The UX Problem No One Tracks: Cognitive Drift

Spotify

Most teams assume UX issues come from bad flows, unclear labels, poor hierarchy, or inconsistent patterns. Those are surface-level. The deeper problem, the one almost no team measures, is cognitive drift.

Cognitive drift is the gap that quietly forms between how a product used to work in the user’s mind and how it actually works today. Every release, every micro change, every small shift in logic slowly pushes the product away from what returning users expect. Not enough to be obvious. Just enough to introduce hesitation. That hesitation becomes friction. That friction becomes churn.

Cognitive drift happens because teams optimize for new users while ignoring experienced ones. They polish onboarding while breaking muscle memory. They introduce new logic while assuming old logic will still make sense. They reorganize features while trusting users will adapt. But the brain does not adapt as easily as teams think.

There are three forces behind cognitive drift.

  1. Silent memory: Users build unconscious mental shortcuts. They know where features live, how flows behave, what steps follow what. When those shortcuts break, users feel lost even if the UI looks more modern. This creates a subtle sense of instability the team cannot see on a heatmap.
  2. Micro shifts: A renamed menu. A resized button. A relocated filter. A reordered tab. None of these changes matter individually. But combined, they create a subtle mismatch between expectation and reality. The user is forced to relearn the system without ever being told they need to relearn it.
  3. Behavioral trust: Users trust products that behave predictably over time. When a product changes too often or too quietly, trust erodes. Not dramatically. Not instantly. But drop by drop. The experience starts to feel unreliable. Even if it is more polished, it feels less familiar.

Cognitive drift is the reason long term users complain that a redesign “looks nice but feels wrong.” They are not resisting change. They are reacting to a violation of their internal map. Their brain built a model the product no longer respects.
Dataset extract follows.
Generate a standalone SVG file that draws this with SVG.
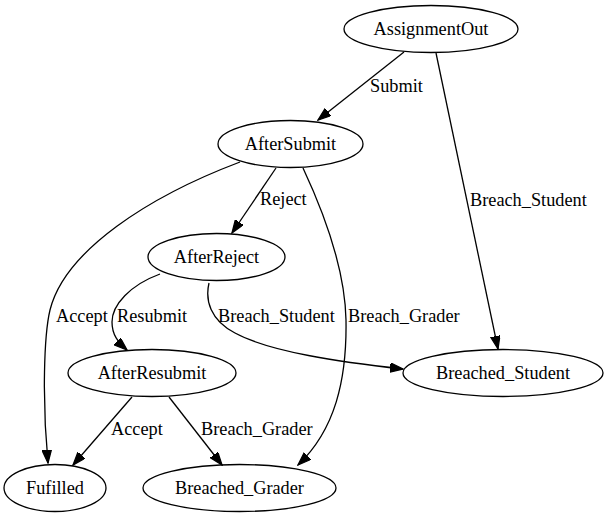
<svg xmlns="http://www.w3.org/2000/svg" width="609" height="517" viewBox="0 0 609 517" font-family="'Liberation Serif', 'Times New Roman', Times, serif">
<style>
.n ellipse{fill:none;stroke:#000;stroke-width:1.3}
text{font-family:'Liberation Serif','Times New Roman',Times,serif;font-size:18.3px;fill:#000}
.n text{text-anchor:middle}
.e path{fill:none;stroke:#000;stroke-width:1.3;marker-end:url(#ah)}
</style>
<defs>
<marker id="ah" markerUnits="userSpaceOnUse" markerWidth="14" markerHeight="10" refX="13" refY="4.7" orient="auto">
<path d="M0,0 L13,4.7 L0,9.4 Z" fill="#000" stroke="#000" stroke-width="1.3"/>
</marker>
</defs>
<rect width="609" height="517" fill="#fff"/>
<g id="edges" class="e">
<path d="M404,52 L318,120"/>
<path d="M436,53 L498,349"/>
<path d="M276,168 L232,233"/>
<path d="M240,162 C150,196 65,250 50,310 C44,335 42,400 48,463"/>
<path d="M303,168 C325,215 345,270 346,320 C347,380 335,430 298,465"/>
<path d="M160,274 C130,285 112,305 112,322 C112,335 118,342 127,350"/>
<path d="M209,283 C205,300 210,320 235,333 C270,352 340,362 403,369"/>
<path d="M132,397 L73,465"/>
<path d="M169,397 L222,465"/>
<text x="370" y="92">Submit</text>
<text x="470" y="206">Breach_Student</text>
<text x="260" y="205">Reject</text>
<text x="56" y="322">Accept</text>
<text x="117" y="322">Resubmit</text>
<text x="218" y="322">Breach_Student</text>
<text x="348" y="322">Breach_Grader</text>
<text x="111" y="435">Accept</text>
<text x="201" y="435">Breach_Grader</text>
</g>
<g id="AssignmentOut" class="n"><ellipse cx="431" cy="29" rx="87" ry="23.5"/><text x="431" y="35">AssignmentOut</text></g>
<g id="AfterSubmit" class="n"><ellipse cx="290.5" cy="144" rx="72.5" ry="23.5"/><text x="290.5" y="150">AfterSubmit</text></g>
<g id="AfterReject" class="n"><ellipse cx="216.5" cy="257" rx="68.5" ry="23.5"/><text x="216.5" y="263">AfterReject</text></g>
<g id="AfterResubmit" class="n"><ellipse cx="152" cy="373" rx="84" ry="23.5"/><text x="152" y="379">AfterResubmit</text></g>
<g id="Fufilled" class="n"><ellipse cx="55" cy="488" rx="51" ry="23.5"/><text x="55" y="494">Fufilled</text></g>
<g id="Breached_Grader" class="n"><ellipse cx="239.5" cy="488" rx="96.5" ry="23.5"/><text x="239.5" y="494">Breached_Grader</text></g>
<g id="Breached_Student" class="n"><ellipse cx="503" cy="373" rx="100" ry="23.5"/><text x="503" y="379">Breached_Student</text></g>
</svg>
Most teams ignore this because they overvalue novelty and undervalue consistency. They celebrate new patterns, new navigation, new visual systems. They forget that users already learned the old ones at cost. Every unnecessary change forces users to spend cognitive energy rebuilding a map that should have stayed stable.

Solving cognitive drift requires discipline most organizations lack.

  1. Treat returning users as primary, not secondary.
    1. If your changes break established workflows, be transparent. Give users cues. Give options. Do not force surprise learning.
  2. Create a release impact log.
    1. Not a changelog. A map of what mental models each change disrupts and how to mitigate it.
  3. Honor consistency as a UX asset.
    1. Consistency is not stagnation. It is trust. When you change something, make sure the gain is worth the cognitive cost.
  4. Test with experienced users.
    1. A redesign that makes sense to new users can destroy efficiency for experts. You need both perspectives.

Cognitive drift is the silent UX killer. It does not show up in design reviews. It barely shows up in analytics. But users feel it immediately. If your product gets “better” each quarter yet feels “worse” to your loyal users, cognitive drift is the reason. Teams that learn to detect and prevent it build products that grow without losing their center.

The products that win long term do not just improve. They stay aligned with the user’s mental model as they evolve. That is the work no one is talking about.